Je n’entrerai pas davantage dans le détail des recommandations formulées dans le rapport, mais nous ne pouvons pas, me semble-t-il, nous permettre de ne les suivre qu’à moitié.
En tant que membre de la commission des affaires européennes, j’insisterai sur le fait que le phénomène visé par la proposition de résolution ne peut être efficacement combattu sans une coopération à l’échelle européenne des instances de recherche statistique publiques et privées, qui permettra de comparer les différentes situations nationales.
Le développement d’une sociologie de l’emploi solide requiert que le guide de pilotage ne figure pas seulement dans les résolutions adoptées par les parlements nationaux et qu’il soit présenté au Parlement européen. Les instances communautaires ont déjà requis la trimestrialisation des données relatives aux emplois vacants dans les TPE ; il faut y ajouter la collecte des données sur ces emplois dans tous les types d’entreprises et la fonction publique.
Cette fois en tant que membre de la commission de la culture et de l’éducation, j’ajouterai que s’il est bien une évidence que souligne le rapport et que soutient l’UMP, c’est que la gouvernance actuelle de notre système de formation et les modalités de financement qui en découlent ne facilitent pas la collaboration entre les employeurs et les acteurs de la formation.
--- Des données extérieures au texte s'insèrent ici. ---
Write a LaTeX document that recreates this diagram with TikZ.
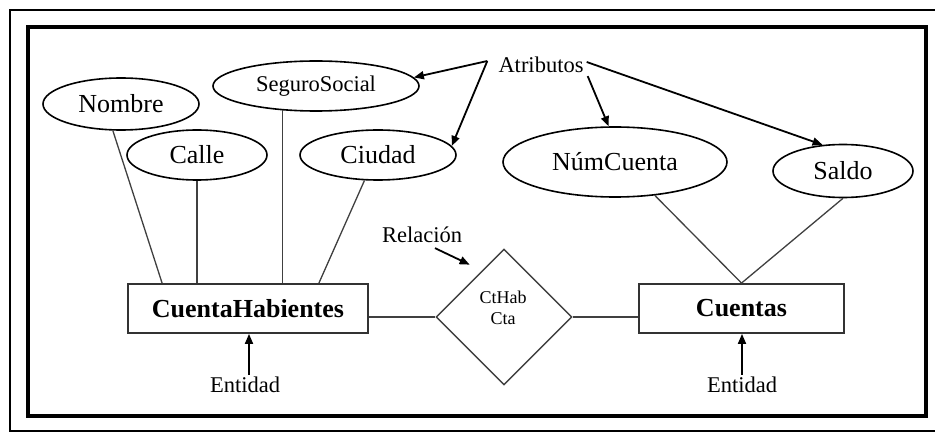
\documentclass[tikz,border=0pt]{standalone}
\usepackage{fontspec}
\setmainfont{Liberation Serif}
\usetikzlibrary{shapes.geometric,arrows.meta}
\begin{document}
\begin{tikzpicture}[x=1pt,y=-1pt,
  attr/.style={ellipse,draw=black,line width=1.6pt,inner sep=0pt,font=\fontsize{26}{30}\selectfont},
  entity/.style={rectangle,draw=black!80,line width=1.8pt,inner sep=0pt,font=\bfseries\fontsize{26}{30}\selectfont},
  relship/.style={diamond,draw=black!75,line width=1.4pt,inner sep=0pt},
  link/.style={draw=black!75,line width=1.3pt},
  note/.style={inner sep=0pt,font=\fontsize{22.5}{26}\selectfont},
  pointer/.style={line width=1.8pt,-{Triangle[length=10pt,width=8pt]}}]
\useasboundingbox (0,0) rectangle (935,433);
\fill[white] (0,0) rectangle (935,433);

% double frame
\draw[line width=2.5pt] (10,10) rectangle (945,431);
\draw[line width=3.5pt] (28,27) rectangle (926,416);

% attributes
\node[attr,minimum width=156pt,minimum height=52pt] (nombre) at (121,104) {Nombre};
\node[attr,minimum width=206pt,minimum height=50pt,font=\fontsize{22.5}{26}\selectfont] (seguro) at (316,86) {SeguroSocial};
\node[attr,minimum width=140pt,minimum height=50pt] (calle) at (197,155) {Calle};
\node[attr,minimum width=156pt,minimum height=50pt] (ciudad) at (378,155) {Ciudad};
\node[attr,minimum width=224pt,minimum height=70pt] (numc) at (615,162) {NúmCuenta};
\node[attr,minimum width=140pt,minimum height=53pt] (saldo) at (843,171) {Saldo};

% entities
\node[entity,minimum width=240pt,minimum height=49pt] (ch) at (248,308.5) {CuentaHabientes};
\node[entity,minimum width=205pt,minimum height=49pt] (cu) at (741.5,308.5) {Cuentas};

% relationship
\node[relship,minimum width=136pt,minimum height=136pt] (rel) at (504,317) {};
\node[inner sep=0pt,align=center,font=\fontsize{18}{21}\selectfont] (reltxt) at (503,307.5) {CtHab\\Cta};

% annotations
\node[note] (atr) at (541,65) {Atributos};
\node[note] (rlab) at (422,235) {Relación};
\node[note] (ent1) at (245,385) {Entidad};
\node[note] (ent2) at (742,385) {Entidad};

% attribute links
\draw[link] (nombre.253) -- ([xshift=35pt]ch.north west);
\draw[link] (calle.south) -- (calle.south |- ch.north);
\draw[link] (seguro.216) -- (seguro.216 |- ch.north);
\draw[link] (ciudad.242) -- ([xshift=-50pt]ch.north east);
\draw[link] (numc.320) -- (cu.north);
\draw[link] (saldo.south) -- (cu.north);

% relationship links
\draw[link] (ch.east |- rel.west) -- (rel.west);
\draw[link] (rel.east) -- (rel.east -| cu.west);

% pointers from the annotations
\draw[pointer] ([shift={(-11pt,4pt)}]atr.west) -- (seguro.5);
\draw[pointer] ([shift={(-11pt,4pt)}]atr.west) -- (ciudad.7);
\draw[pointer] ([shift={(4pt,-3pt)}]atr.south east) -- (numc.100);
\draw[pointer] ([shift={(3pt,3pt)}]atr.east) -- (saldo.128);
\draw[pointer] ([shift={(13pt,-5pt)}]rlab.south) -- ([yshift=18pt]rel.north west);
\draw[pointer] ([shift={(4pt,2pt)}]ent1.north) -- ([xshift=4pt]ent1.north |- ch.south);
\draw[pointer] ([yshift=2pt]ent2.north) -- (ent2.north |- cu.south);
\end{tikzpicture}
\end{document}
L’outil statistique est nécessaire, mais il ne servira à rien si l’identification des besoins des employeurs n’a aucun effet sur les formations continues proposées par Pôle emploi, ainsi que sur les formations du secondaire et du supérieur.
Améliorer la réactivité des formations en amont de la recherche d’emploi suppose non seulement, comme le préconise le rapport, d’associer les présidents d’université plus étroitement aux comités de coordination régionaux de l’emploi et de la formation professionnelle, mais aussi, inversement, d’assurer une meilleure représentation des entreprises et autres pourvoyeurs d’emplois dans l’élaboration des formations elles-mêmes.
Nous espérons donc, en conclusion, que le Gouvernement saura tirer les conséquences de cette proposition de résolution pour la définition de sa politique de formation à l’emploi.